For the last week and part of this week, thanks to the "snow" day, the school schedules have been altered including days and times that his teacher was not in his class. His daily behavior log has been far from the 17 smiley faces required to earn reward as a result. Yesterday was the pinnacle, the dreaded "yellow sheet" or office referral form was sent home. 

According to the form, #3 "shoved people so hard in line that several fell. When I asked if he did it, he said 'yes' and turned to shove in the other direction. He said 'I will keep shoving and hurting people until June. Then I will be dead."  Nothing like reading that to make you feel that your parenting skills have slipped to "destined to be on Jerry Springer" material.  The form also said he knocked down two classmates and kicked his friend in the chest. Ouch. My kid is not a martial artist. The kid was sitting on the floor when Godzilla got him.

At his last IEP meeting, we requested that he have an aide. But we learned that in Baltimore county, if you didn't move here with an aide in your IEP, it is really hard to get one added. There is an entire series of evaluations that need to be made, and if Murphy's law is up and running, of course, your child behaves well, perhaps the best ever, on the day of observation. When that happens, the report comes back praising the "great behavior" of your kid regardless of the fact that as soon as the evaluator left the room, the kid took the class like Godzilla on crack.

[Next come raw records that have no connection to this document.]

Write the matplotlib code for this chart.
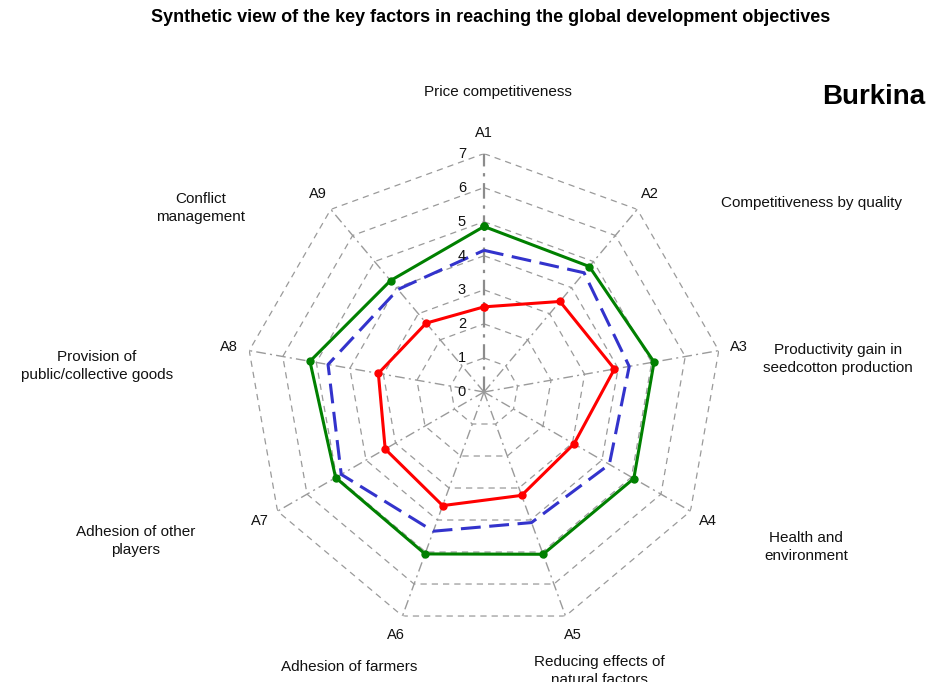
import numpy as np
import matplotlib
matplotlib.use("Agg")
import matplotlib.pyplot as plt

plt.rcParams['font.family'] = ['Liberation Sans', 'DejaVu Sans']

axes_labels = ["A1", "A2", "A3", "A4", "A5", "A6", "A7", "A8", "A9"]
descriptions = [
    "Price competitiveness",
    "Competitiveness by quality",
    "Productivity gain in\nseedcotton production",
    "Health and\nenvironment",
    "Reducing effects of\nnatural factors",
    "Adhesion of farmers",
    "Adhesion of other\nplayers",
    "Provision of\npublic/collective goods",
    "Conflict\nmanagement",
]
green_vals = [4.86, 4.81, 5.07, 5.08, 5.07, 5.06, 5.03, 5.19, 4.27]
blue_vals = [4.16, 4.57, 4.33, 4.25, 4.08, 4.35, 4.84, 4.65, 3.93]
red_vals = [2.50, 3.47, 3.89, 3.05, 3.23, 3.55, 3.35, 3.15, 2.64]
ring_ticks = [0, 1, 2, 3, 4, 5, 6, 7]

W, H = 928, 682
fig = plt.figure(figsize=(W / 100, H / 100), dpi=100)

cx, cy, R = 484, 392, 238.4
ax = fig.add_axes([(cx - R) / W, (H - cy - R) / H, 2 * R / W, 2 * R / H], projection='polar')
ax.set_theta_zero_location('N')
ax.set_theta_direction(-1)
ax.set_ylim(0, 7)
ax.grid(False)
ax.spines['polar'].set_visible(False)
ax.set_xticks([])
ax.set_yticks([])
ax.patch.set_alpha(0)

n = len(axes_labels)
theta = np.arange(n) * 2 * np.pi / n
theta_c = np.append(theta, theta[0])

grid_col = '#9a9a9a'
# polygon rings
for r in ring_ticks[1:]:
    ax.plot(theta_c, [r] * (n + 1), color=grid_col, lw=0.9, ls=(0, (5, 4)), zorder=1)
# radial axes
for i, t in enumerate(theta):
    ax.plot([t, t], [0, ring_ticks[-1]], color='#8c8c8c' if i == 0 else grid_col,
            lw=1.6 if i == 0 else 1.0, ls=(0, (7, 3, 1.5, 3)), zorder=1)

def close(v):
    return list(v) + [v[0]]

ax.plot(theta_c, close(green_vals), color='#008000', lw=2.2, marker='o', ms=5, zorder=4)
ax.plot(theta_c, close(blue_vals), color='#3333cc', lw=2.2, ls=(0, (6.5, 2.8)), zorder=3)
ax.plot(theta_c, close(red_vals), color='#ff0000', lw=2.2, marker='o', ms=5, zorder=5)

# ring tick labels
for r in ring_ticks:
    ax.annotate(str(r), xy=(0, r), xytext=(-13, 0), textcoords='offset points',
                ha='right', va='center', fontsize=10.5, color='#111111')

# axis labels
for t, lab in zip(theta, axes_labels):
    ax.text(t, 7.6, lab, ha='center', va='center', fontsize=10.5, color='#111111')

# descriptions (pixel centers)
desc_pos = [(498, 92), (812, 203), (838, 359), (806, 547), (599, 671),
            (349, 667), (136, 541), (97, 366), (201, 208)]
for (px, py), d in zip(desc_pos, descriptions):
    fig.text(px / W, 1 - py / H, d, ha='center', va='center', fontsize=11,
             linespacing=1.42, color='#111111')

fig.text(491 / W, 1 - 18 / H, "Synthetic view of the key factors in reaching the global development objectives",
         ha='center', va='center', fontsize=13, fontweight='bold')
fig.text(925 / W, 1 - 97 / H, "Burkina", ha='right', va='center', fontsize=20, fontweight='bold')

fig.savefig('out.png', dpi=100)
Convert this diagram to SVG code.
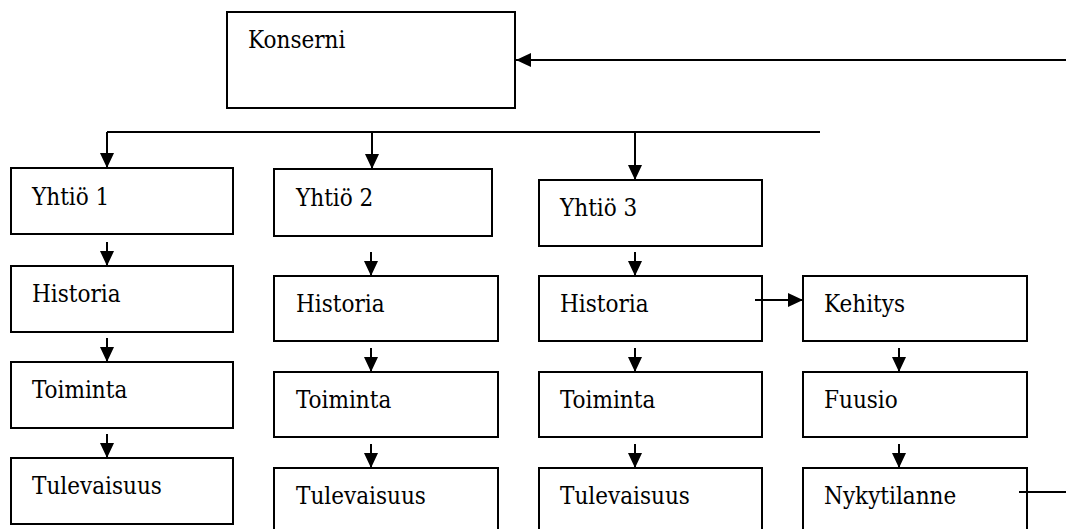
<svg xmlns="http://www.w3.org/2000/svg" width="1066" height="529" viewBox="0 0 1066 529">
<style>
.box{fill:#fff;stroke:#000;stroke-width:2}
text{font-family:'DejaVu Serif',serif;font-stretch:condensed;font-size:24px;fill:#000}
.ln{fill:none;stroke:#000;stroke-width:2}
</style>
<defs>
<marker id="ah" markerUnits="userSpaceOnUse" viewBox="0 0 15 14" refX="15" refY="7" markerWidth="15" markerHeight="14" orient="auto">
<path d="M0,0 L15,7 L0,14 Z" fill="#000"/>
</marker>
</defs>
<rect width="1066" height="529" fill="#fff"/>
<g id="konserni"><rect class="box" x="227" y="12" width="288" height="96"/><text x="248" y="48">Konserni</text></g>
<g id="yhtio1"><rect class="box" x="11" y="168" width="222" height="66"/><text x="32" y="205">Yhtiö 1</text></g>
<g id="yhtio2"><rect class="box" x="274" y="169" width="218" height="67"/><text x="296" y="206">Yhtiö 2</text></g>
<g id="yhtio3"><rect class="box" x="539" y="180" width="223" height="66"/><text x="560" y="216">Yhtiö 3</text></g>
<g id="historia1"><rect class="box" x="11" y="266" width="222" height="66"/><text x="32" y="302">Historia</text></g>
<g id="toiminta1"><rect class="box" x="11" y="362" width="222" height="66"/><text x="32" y="398">Toiminta</text></g>
<g id="tulevaisuus1"><rect class="box" x="11" y="458" width="222" height="66"/><text x="32" y="494">Tulevaisuus</text></g>
<g id="historia2"><rect class="box" x="274" y="276" width="224" height="65"/><text x="296" y="312">Historia</text></g>
<g id="toiminta2"><rect class="box" x="274" y="372" width="224" height="65"/><text x="296" y="408">Toiminta</text></g>
<g id="tulevaisuus2"><rect class="box" x="274" y="468" width="224" height="66"/><text x="296" y="504">Tulevaisuus</text></g>
<g id="historia3"><rect class="box" x="539" y="276" width="223" height="65"/><text x="560" y="312">Historia</text></g>
<g id="toiminta3"><rect class="box" x="539" y="372" width="223" height="65"/><text x="560" y="408">Toiminta</text></g>
<g id="tulevaisuus3"><rect class="box" x="539" y="468" width="223" height="66"/><text x="560" y="504">Tulevaisuus</text></g>
<g id="kehitys"><rect class="box" x="803" y="276" width="224" height="65"/><text x="824" y="312">Kehitys</text></g>
<g id="fuusio"><rect class="box" x="803" y="372" width="224" height="65"/><text x="824" y="408">Fuusio</text></g>
<g id="nykytilanne"><rect class="box" x="803" y="468" width="224" height="66"/><text x="824" y="504">Nykytilanne</text></g>
<g id="connectors">
<path class="ln" d="M1066,60 H516" marker-end="url(#ah)"/>
<path class="ln" d="M107,132 H820"/>
<path class="ln" d="M107,132 V168" marker-end="url(#ah)"/>
<path class="ln" d="M372,132 V169" marker-end="url(#ah)"/>
<path class="ln" d="M635,132 V180" marker-end="url(#ah)"/>
<path class="ln" d="M107,242 V266" marker-end="url(#ah)"/>
<path class="ln" d="M107,338 V362" marker-end="url(#ah)"/>
<path class="ln" d="M107,434 V458" marker-end="url(#ah)"/>
<path class="ln" d="M371,252 V276" marker-end="url(#ah)"/>
<path class="ln" d="M371,348 V372" marker-end="url(#ah)"/>
<path class="ln" d="M371,444 V468" marker-end="url(#ah)"/>
<path class="ln" d="M635,252 V276" marker-end="url(#ah)"/>
<path class="ln" d="M635,348 V372" marker-end="url(#ah)"/>
<path class="ln" d="M635,444 V468" marker-end="url(#ah)"/>
<path class="ln" d="M899,348 V372" marker-end="url(#ah)"/>
<path class="ln" d="M899,444 V468" marker-end="url(#ah)"/>
<path class="ln" d="M755,300 H803" marker-end="url(#ah)"/>
<path class="ln" d="M1019,492 H1066"/>
</g>
</svg>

So, our request was denied. We requested again, because next year he enters first grade and the demands are higher. The children switch classes for subjects and that alone is gonna mess him up. We were still denied. 

One of our IEP arguments is that you need to make provisions in an IEP for their worst day and frankly, a report like yesterday, that lists behavior that one would equate with a future serial killer, is a clear picture of his worst day. Did the school deal with it well? Yes. The teacher is amazing and so are the administrators. I am sure that in any other school, the principal would have tried to suspend him. Could we make better provisions in his IEP to deal with Godzilla? Yes we can. Give him an aide and take some of the burden off his teacher who has to manage 22 other kids.  It is unfortunate that days like those have to happen in order to reopen a dialogue that wasn't received previously.

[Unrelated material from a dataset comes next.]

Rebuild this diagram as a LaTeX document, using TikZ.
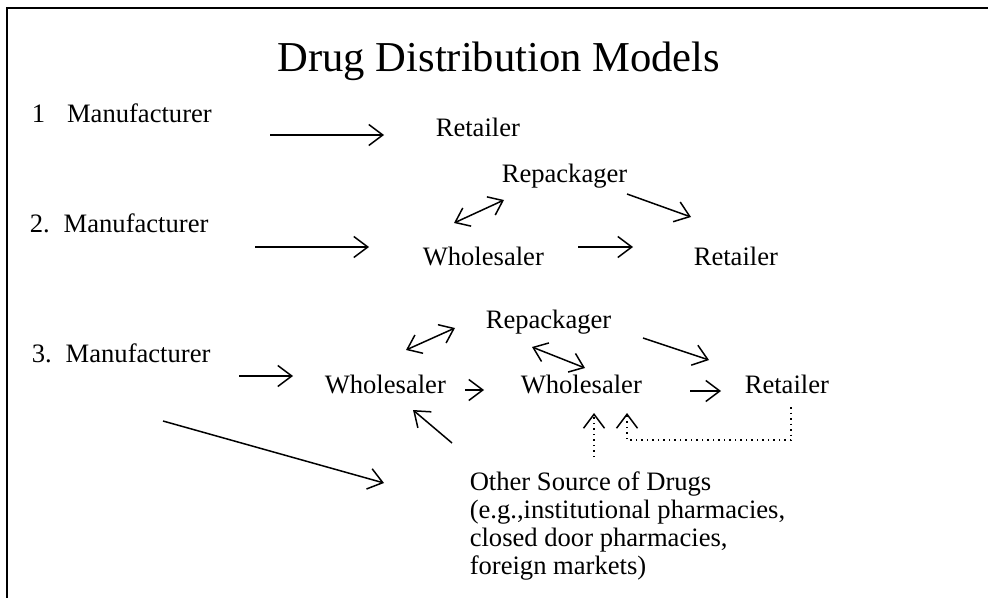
\documentclass[tikz,border=0pt]{standalone}
\usepackage{fontspec}
\setmainfont{Liberation Serif}
\usetikzlibrary{arrows.meta, positioning}

\begin{document}
\begin{tikzpicture}[x=0.5pt, y=-0.5pt, line width=0.75pt,
		lbl/.style = {anchor=base west, inner sep=0pt, font=\fontsize{13.3}{14}\selectfont},
		arr/.style = {-{Straight Barb[length=7pt, width=10.5pt]}},
		twoway/.style = {{Straight Barb[length=6.5pt, width=10pt]}-{Straight Barb[length=6.5pt, width=10pt]}},
		back/.style = {arr, dotted}]
		\useasboundingbox (0,0) rectangle (988,598);
		\draw[line width=0.9pt] (7,598) -- (7,8) -- (988,8);
		\node[anchor=base, inner sep=0pt, font=\fontsize{21.3}{24}\selectfont] (title) at (499,72) {Drug Distribution Models};
		% model 1
		\node[lbl] (m1) at (31,123) {1\hspace{11pt}Manufacturer};
		\node[lbl] (r1) at (435,137) {Retailer};
		% model 2
		\node[lbl] (m2) at (29,233) {2.\hspace{7pt}Manufacturer};
		\node[lbl] (p2) at (501,183) {Repackager};
		\node[lbl] (w2) at (422,265) {Wholesaler};
		\node[lbl] (r2) at (693,265) {Retailer};
		% model 3
		\node[lbl] (m3) at (31,362) {3.\hspace{7pt}Manufacturer};
		\node[lbl] (p3) at (485,328) {Repackager};
		\node[lbl] (w3) at (324,393) {Wholesaler};
		\node[lbl] (v3) at (520,393) {Wholesaler};
		\node[lbl] (r3) at (744,393) {Retailer};
		\node[anchor=north west, inner sep=0pt, align=left, font=\fontsize{13.3}{14}\selectfont] (other) at (469,471)
			{Other Source of Drugs\\(e.g.,institutional pharmacies,\\closed door pharmacies,\\foreign markets)};
		% arrow ends
		\coordinate (m1 out) at (270,135);
		\coordinate (r1 in) at (384,135);
		\coordinate (m2 out) at (255,247);
		\coordinate (w2 in) at (369,247);
		\coordinate (w2 up) at (454,223);
		\coordinate (p2 down) at (504,200);
		\coordinate (p2 out) at (627,194);
		\coordinate (r2 top) at (691,217);
		\coordinate (w2 out) at (578,247);
		\coordinate (r2 in) at (633,247);
		\coordinate (m3 out) at (239,376);
		\coordinate (w3 in) at (293,376);
		\coordinate (w3 up) at (406,350);
		\coordinate (p3 left) at (455,328);
		\coordinate (p3 right) at (532,347);
		\coordinate (v3 up) at (585,368);
		\coordinate (p3 out) at (643,338);
		\coordinate (r3 top) at (709,360);
		\coordinate (w3 out) at (465,390);
		\coordinate (v3 in) at (484,390);
		\coordinate (v3 out) at (690,391);
		\coordinate (r3 in) at (721,391);
		\coordinate (other up) at (452,443);
		\coordinate (w3 low) at (413,410);
		\coordinate (other top) at (594,457);
		\coordinate (v3 low) at (594,413);
		\coordinate (r3 low) at (791,407);
		\coordinate (v3 low2) at (627,413);
		\coordinate (m3 down) at (163,421);
		\coordinate (other in) at (384,483);
		% connectors
		\draw[arr] (m1 out) -- (r1 in);
		\draw[arr] (m2 out) -- (w2 in);
		\draw[twoway] (w2 up) -- (p2 down);
		\draw[arr] (p2 out) -- (r2 top);
		\draw[arr] (w2 out) -- (r2 in);
		\draw[arr] (m3 out) -- (w3 in);
		\draw[twoway] (w3 up) -- (p3 left);
		\draw[twoway] (p3 right) -- (v3 up);
		\draw[arr] (p3 out) -- (r3 top);
		\draw[arr] (w3 out) -- (v3 in);
		\draw[arr] (v3 out) -- (r3 in);
		\draw[arr] (other up) -- (w3 low);
		\draw[back] (other top) -- (v3 low);
		\draw[back] (r3 low) -- ++(0,33) -| (v3 low2);
		\draw[arr] (m3 down) -- (other in);
	\end{tikzpicture}
\end{document}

He stayed in his funk for the rest of the day. Godzilla ate dinner and wound up going to be early. We made him accountable for his behavior and took away all of his toys that mattered to him. I told him he needed to apologize to his class and have a good day or he would lose his play-date with his classmate, scheduled for the next day.  When he woke up this morning, I made his sock monkey, Aquis, the catalyst for reminding him that he needed to apologize to his classmates and have a good day. I even told him that Aquis would go to school with him to help him with the apologies. He seemed very happy to take Aquis with him and seemed intent on his promises of apologizing. But, we won't know if he did until I see his teacher this afternoon. 

Will Godzilla complete the task? I guess we'll have to wait until 3:20 to find out. Let's hope he can do the dance. Go Godzilla, you can rock it.